One of the most common questions from market shoppers, especially at our not-all-natural-&-organic-market, is “Why do your eggs cost so much?” Our current price for a dozen eggs at the market is $5.00 a dozen. (We do offer some discounts to folks who order large volumes of eggs.)
If the person is willing to listen, I am willing to engage them in a conversation about the difference between our $5.00 per dozen eggs and other eggs costing $4.00, $2.00, or even $0.99 per dozen.
Our eggs come from chickens that live in mobile outdoor housing on pasture, and they are fed certified organic grains in addition to whatever they forage on they own. We feed the chickens organic feed for their entire life cycle, from when they arrive as newly hatched chicks until they leave our farm. It takes about 6 months to get them up to laying age, so this is a substantial investment.
Some of our other friends at the market sell eggs that are raised in a similar manner, but don’t use certified organic feed. Feed is a major component of the expense of raising laying chickens, so that cost is reflected in the eggs. Our fellow market vendors who aren’t organic generally use high quality feed that’s free of animal byproducts, and some of them explicitly state this in their packaging or even mix their own feed on their farms.
Out along the county roads where I live, “free range eggs” or “Farm Fresh Eggs” are frequently offered for approximately half the price of what my other farmers market vendor friends are selling them for. My guess is that one or more of the following is true of these eggs:
1) The chickens are being fed the cheapest available chicken feed from our local big box rural products store, which contains pork or other animal byproducts (I’ve read the label.)

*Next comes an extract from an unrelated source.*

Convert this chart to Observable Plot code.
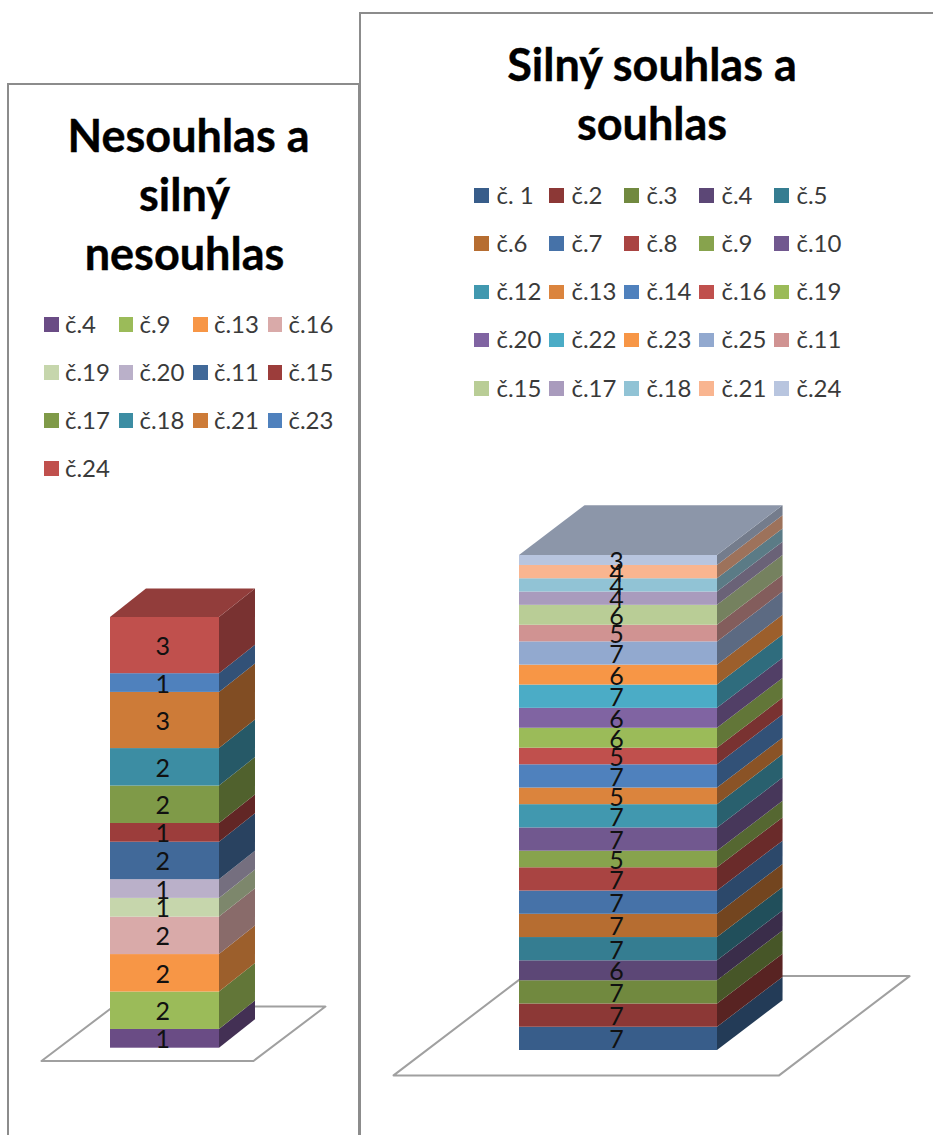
<!DOCTYPE html>
<html lang="cs">
<head>
<meta charset="utf-8">
<script src="https://cdn.jsdelivr.net/npm/d3@7"></script>
<script src="https://cdn.jsdelivr.net/npm/@observablehq/plot@0.6"></script>
<style>
html,body{margin:0;padding:0;background:#fff;}
body{position:relative;width:933px;height:1135px;overflow:hidden;font-family:Lato,"Open Sans",sans-serif;}
.panel{position:absolute;box-sizing:border-box;background:#fff;border:2.5px solid #8c8c8c;}
.title{position:absolute;text-align:center;font-weight:700;font-size:45px;line-height:59px;color:#000;white-space:nowrap;-webkit-text-stroke:0.4px #000;}
.key{position:absolute;font-size:24px;line-height:28px;color:#3a3a3a;white-space:nowrap;}
.swatch{position:absolute;width:14.5px;height:14.5px;}
.chart{position:absolute;}
.chart svg{display:block;}
</style>
</head>
<body>
<script>
// Left chart: Nesouhlas a silný nesouhlas
const leftTitle = ["Nesouhlas a", "silný", "nesouhlas"];
const leftNames = ["č.4","č.9","č.13","č.16","č.19","č.20","č.11","č.15","č.17","č.18","č.21","č.23","č.24"];
const leftValues = [1,2,2,2,1,1,2,1,2,2,3,1,3];
const leftColors = ["#6a4c85","#9bbb59","#f79646","#d9aaa9","#c6d6ac","#bab0c9","#416999","#9c3d3b","#7f9a48","#3c8da3","#cd7b38","#4f81bd","#c0504d"];

// Right chart: Silný souhlas a souhlas
const rightTitle = ["Silný souhlas a", "souhlas"];
const rightNames = ["č. 1","č.2","č.3","č.4","č.5","č.6","č.7","č.8","č.9","č.10","č.12","č.13","č.14","č.16","č.19","č.20","č.22","č.23","č.25","č.11","č.15","č.17","č.18","č.21","č.24"];
const rightValues = [7,7,7,6,7,7,7,7,5,7,7,5,7,5,6,6,7,6,7,5,6,4,4,4,3];
const rightColors = ["#385d8a","#8c3836","#71893f","#5c4776","#357d91","#b66d31","#4672a8","#a94442","#87a34d","#71588f","#4198af","#db843d","#4f81bd","#c0504d","#9bbb59","#8064a2","#4bacc6","#f79646","#92a9cf","#d09392","#b9cd96","#a99bbd","#91c3d5","#f9b590","#b8c5df"];

function shade(c, k) {
  const r = d3.rgb(c);
  return d3.rgb(r.r * k, r.g * k, r.b * k).formatHex();
}

function addDiv(cls, css, text) {
  const d = document.createElement("div");
  d.className = cls;
  Object.assign(d.style, css);
  if (text != null) d.textContent = text;
  document.body.appendChild(d);
  return d;
}

function column({names, values, colors, box, bar, depth, floor, labelX}) {
  const tops = d3.cumsum(values);
  const rows = names.map((name, i) => ({name, value: values[i], color: colors[i], y1: tops[i] - values[i], y2: tops[i]}));
  const total = tops[tops.length - 1];
  const sx = bar.right - bar.left, sy = (bar.bottom - bar.top) / total;

  // Side faces: one sheared band per segment
  const side = rows.flatMap(r => [0, depth.x].map(t => ({
    name: r.name, color: shade(r.color, 0.63),
    x: 1 + t, y1: r.y1 + depth.y * t / depth.x, y2: r.y2 + depth.y * t / depth.x
  })));
  const last = rows[rows.length - 1];
  const topFace = [0, depth.y].map(t => ({
    y: total + t, x1: depth.x * t / depth.y, x2: 1 + depth.x * t / depth.y
  }));
  const floorLine = [
    {x: floor.x0, y: floor.y0},
    {x: floor.x1, y: floor.y0},
    {x: floor.x1 + floor.dx, y: floor.y0 + floor.dy},
    {x: floor.x0 + floor.dx, y: floor.y0 + floor.dy},
    {x: floor.x0, y: floor.y0}
  ];

  const plot = Plot.plot({
    width: box.width, height: box.height,
    margin: 0,
    style: {background: "transparent", fontFamily: "Lato, 'Open Sans', sans-serif"},
    x: {axis: null, domain: [(box.left - bar.left) / sx, (box.left + box.width - bar.left) / sx], range: [0, box.width]},
    y: {axis: null, domain: [(bar.bottom - box.top - box.height) / sy, (bar.bottom - box.top) / sy], range: [box.height, 0]},
    marks: [
      Plot.line(floorLine, {x: "x", y: "y", stroke: "#a0a0a0", strokeWidth: 2}),
      Plot.areaY(side, {x: "x", y1: "y1", y2: "y2", z: "name", fill: "color"}),
      Plot.areaX(topFace, {y: "y", x1: "x1", x2: "x2", fill: shade(last.color, 0.76)}),
      Plot.rect(rows, {x1: () => 0, x2: () => 1, y1: "y1", y2: "y2", fill: "color"}),
      Plot.text(rows, {x: () => labelX, y: d => (d.y1 + d.y2) / 2, text: d => String(d.value), fontSize: 25, fill: "#111", dy: 1.5})
    ]
  });
  const holder = addDiv("chart", {left: box.left + "px", top: box.top + "px", width: box.width + "px", height: box.height + "px"});
  holder.appendChild(plot);
}

function legend(names, colors, g) {
  names.forEach((name, i) => {
    const col = i % g.cols, row = Math.floor(i / g.cols);
    const cy = g.y + row * g.rowStep, x = g.x + col * g.colStep;
    addDiv("swatch", {left: x + "px", top: (cy - 7) + "px", background: colors[i]});
    addDiv("key", {left: (x + g.textGap) + "px", top: (cy - 14.5) + "px"}, name);
  });
}

// Left panel
addDiv("panel", {left: "7px", top: "83px", width: "352.5px", height: "1100px"});
leftTitle.forEach((t, i) => addDiv("title", {left: (i === 0 ? 8 : 4) + "px", width: "361px", top: (106 + i * 59) + "px"}, t));
legend(leftNames, leftColors, {cols: 4, x: 44, y: 324, rowStep: 48, colStep: 74.5, textGap: 21});
column({
  names: leftNames, values: leftValues, colors: leftColors,
  box: {left: 10, top: 560, width: 346, height: 560},
  bar: {left: 110, right: 219, bottom: 1047.7, top: 617},
  depth: {x: 0.33, y: 1.52},
  floor: {x0: -0.633, x1: 1.312, y0: -0.683, dx: 0.66, dy: 2.91},
  labelX: 0.48
});

// Right panel
addDiv("panel", {left: "359px", top: "12px", width: "620px", height: "1200px"});
rightTitle.forEach((t, i) => addDiv("title", {left: "360px", width: "584px", top: (35 + i * 59) + "px"}, t));
legend(rightNames, rightColors, {cols: 5, x: 474, y: 195, rowStep: 48.25, colStep: 75, textGap: 22.5});
column({
  names: rightNames, values: rightValues, colors: rightColors,
  box: {left: 362, top: 480, width: 571, height: 640},
  bar: {left: 519, right: 717, bottom: 1050, top: 555},
  depth: {x: 0.331, y: 15},
  floor: {x0: -0.636, x1: 1.311, y0: -7.5, dx: 0.659, dy: 29.9},
  labelX: 0.49
});
</script>
</body>
</html>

2) The folks selling the eggs are not accounting for the cost of their time/ labor in raising the chickens & gathering the eggs each day. Their egg business is more of a hobby and less of a business.
3) The chickens are sometimes raised in confined situations in a building or in cages. If you don’t ask, or if you don’t see chickens running around, you don’t know.
In the grocery store, of course, you can find the cheapest eggs of all. As some people know, and as some people ignore, the cheapest eggs in the grocery store come from caged hens who spend their lives in a space a bit smaller than a sheet of notebook paper, crammed up to 100,000 in a building. Producers using these methods certainly use economies of scale to create a cheap product. The animal welfare consequences are, of course, horrible, and the eggs themselves are pale imitations of ours. “Cage Free” eggs at the grocery store are most likely from chickens raised in these same confinement buildings without the cages, and with just a tiny bit more space. Conditions can be better, or can still be fairly awful.
How about “outdoor access?” I’ve been seeing this phrase on grocery store egg cartons lately, too. The Cornucopia Institute has a nice video about this.
Finally, I’d like to point out that we are not getting rich on these 5.00 per dozen eggs. We hopefully can pay our feed bills and maybe pay ourselves minimum wage for taking care of the chickens. Our friends who raise the 4.00 per dozen eggs are most likely in the same situation. The people who raise the 2.00 per dozen eggs are definitely not getting rich and are probably losing money. And those 99 cent eggs in the grocery store? I don’t even want to think about how many cents on a dollar go back to the farmer!